The other big new show over on Fox–the heavily hyped dinosaurs-and-time-travel series Terra Nova is just a slog to get through every week. I keep hoping things will pick up, but they never do. Part of the problem is that the show tries to cram far too much into it without managing to make me care about any of the characters or events happening to them from week to week. Stephen Lang is engaging as always, but that’s not enough when the series is much more worried about juggling a troubled father-son relationship (Spielberg’s a producer, surprise-surprise), possibly complicated love interests for multiple characters, and an overarching storyline involving some outlying colony’s war with the Terra Nova outpost that doesn’t seem to mesh well with the more episodic stories playing out in weekly episodes. Maybe by focusing on the serialized story and less on the week-to-week they could end up puling this one off, but any adventure show featuring dinosaurs that manages to be less engaging than a random BBC special isn’t worth the time.
I’m genuinely intrigued where this show is gonna go. By far the soapiest of the new hour-long dramas, Revenge follows Emily Thorne (Emily VanCamp)as she seeks vengeance on a tight-knit community of back-stabbing rich people in the Hamptons who are responsible for her family’s downfall and her father’s death. Madeleine Stowe is terrific as the series’ arch-villainess Victoria Grayson, and VanCamp is an intriguing lead. The pilot, directed by Philip Noyce (Clear and Present Danger, Blind Fury, Salt) features particularly lush, gorgeous photography, and gives the series a glossy visual style that seems to be continuing into the newer episodes, similar to how Frank Darabont’s style influenced the overall look of The Walking Dead on AMC. I’m going to stick with this one, but a lot like why I never watched Prison Break, my questions of plausibility surround how a show can continue after its eponymous premise has long been executed. There are only so many rich people in the Hamptons, after all.
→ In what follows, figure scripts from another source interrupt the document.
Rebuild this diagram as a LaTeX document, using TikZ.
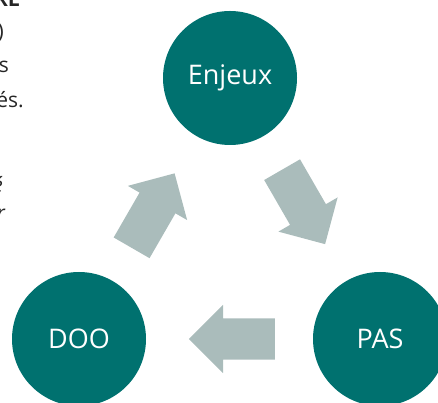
\documentclass[tikz,border=0pt]{standalone}
\usepackage{fontspec}
\setmainfont{Open Sans}
\usetikzlibrary{shapes.arrows}
\definecolor{teal}{RGB}{0,113,111}
\definecolor{sage}{RGB}{170,188,187}
\definecolor{ink}{RGB}{38,38,38}
\begin{document}
\begin{tikzpicture}[x=1pt,y=1pt,
	stage/.style={circle,fill=teal,text=white,minimum size=134pt,inner sep=0pt,font=\fontsize{27}{30}\selectfont},
	flow/.style={single arrow,fill=sage,inner sep=0pt,minimum height=86pt,single arrow head extend=13.5pt,single arrow tip angle=90,anchor=tail},
	cut/.style={anchor=base east,inner sep=0pt,text=ink,font=\fontsize{21}{24}\selectfont}]
	\clip (0,0) rectangle (438,403);
	% bits of the text box on the left
	\node[cut,font=\fontsize{21}{24}\selectfont\bfseries] (t1) at (20,396){RL};
	\node[cut] (t2) at (4,364){)};
	\node[cut] (t3) at (9,330){s};
	\node[cut] (t4) at (24,295){és.};
	\node[cut,font=\fontsize{21}{24}\selectfont\itshape] (t5) at (3,210){é};
	\node[cut,font=\fontsize{21}{24}\selectfont\itshape] (t6) at (5,182){r};
	% the cycle
	\node[stage] (enj) at (230,325){Enjeux};
	\node[stage] (doo) at (79,64){DOO};
	\node[stage] (pas) at (380,64){PAS};
	\node[flow,rotate=60] (up) at (131.5,155){\rule{0pt}{41pt}};
	\node[flow,rotate=-60] (down) at (282,233.5){\rule{0pt}{41pt}};
	\node[flow,rotate=180] (back) at (275,64){\rule{0pt}{41pt}};
\end{tikzpicture}
\end{document}
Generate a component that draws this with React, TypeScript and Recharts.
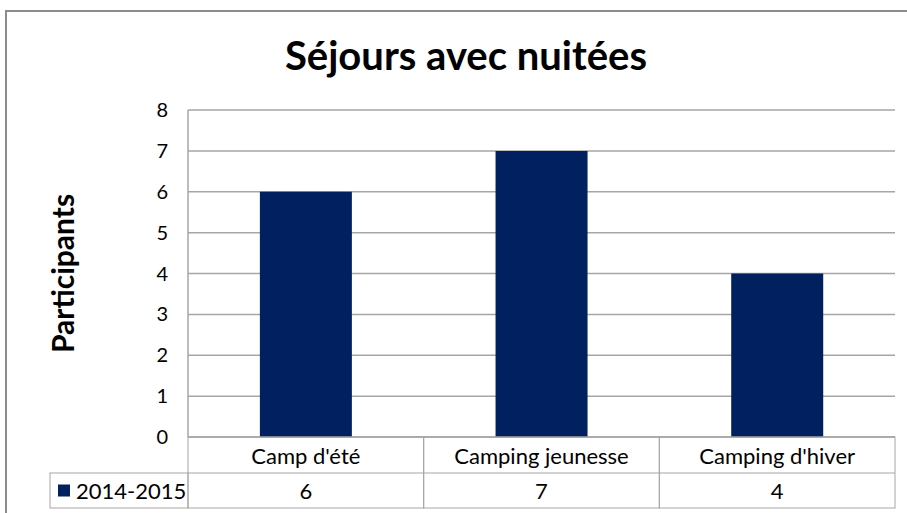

Here is a show that takes nostalgia as its project and creates an engaging narrative around it. Part drama, part jet-set location of the week romanticism and part Cold War intrigue, Pan Am is a lot of breezy fun. It may ignore or gloss over some of the problematic issues of the Sixties that Mad Men confronts more directly, but the show is more about the adventures of a group of Pan Am stewardesses as they travel around the world. And even when these things do crop up–a recent storyline featuring Collette, a French stewardess whose family was killed in occupied France, dealing with the forgiveness of a country that killed her family and the crew’s trip to Berlin with the Kennedy press pool–are well thought-out and, even if played a bit more emotive than I would like, are still intriguing additions to who these women are. There are several ongoing threads involving different characters that I find interesting, particularly the two sisters’ strained relationship after one of them leaves her groom at the alter and the other becomes a CIA operative as well as watching Christina Ricci’s Maggie overcome some of the inherent sexism in the system and exercise a somewhat healthy dose of outspoken criticism and woman power.
Up All Night
This latest show from producer Lorne Michaels stars Will Arnett and Christina Applegate as a thirtysomething couple adjusting to their lives with a newly minted baby. Keeping up with these parents coming to terms with their adulthood is enjoyable, but the show’s writing remains a bit weak. I enjoy the episodic nature of the story, and with a little more direction or some writing that better serves to establish memorable side characters (Maya Rudolph is given almost nothing to do other than give a self-obsessed caricature of Oprah), it could really be something. The lead characters are fun and the actors are terrific, and it’s refreshing that a show about parenthood can wallow in and mock cliche so terrifically at the same time. We’ll see how this one turns out.
American Horror Story
I’ve only seen the pilot of this show, but I’m hooked. All style and scares, American Horror Story is a slow-burn that is genuinely creepy throughout. With a timeline juggling story that flits back and forth between present-day and various time periods thirty and forty years prior, the narrative coalesces very slowly. The basic thrust of the action is the Harmon family’s move into a house where things just aren’t quite right, and the supernatural entities within the house have free reign to terrify them in myriad ways. The plot developing between the reconciled couple, played by Connie Britton (Friday Night Lights, Spin City) and Dylan McDermott (The Practice), finds her pregnant with what may be the demonic offspring of one of the house’s spirits–a freaky S&M gimp-suited wall-climber that I find more than a bit unsettling. And I haven’t even mentioned what might be in the basement, and the connection it seems to have with their daughter Violet (a great Taissa Farmiga, younger sister of Vera). Check this out, especially this week, if you feel like it might be your bag.
NBC’s update of the British detective procedural Prime Suspect is my new favorite show. Maria Bello’s take on a role made famous by Helen Mirren over the course of 7 series from 1991-2006 is refreshing and energetic. She plays detective Jane Timoney, who faces an uphill battle in a department deeply entrenched in the good old boys school of thought, and when she starts asserting herself as an investigator, her unconventional methods turn some heads. One of the problems the show is still struggling to overcome is how to develop an hour-long show based on installments in a series that were largely episodic themselves, following a single investigation over the course of two or three episodes and totaling around three hours. The job so far has been undertaken admirably, with Timoney’s relationship with her recently divorced boyfriend Matt and his ex-wife forming a lot of the ongoing serialized story, and each episode focusing on a different murder investigation. It’s similar in execution to the handling of serial/episodic formats in last year’s The Chicago Code which never got the attention it deserved. I hope this one sticks around, because it’s a lot of fun, and Bello is terrific in a role that already had a lot of baggage tied to it for longtime procedural fans.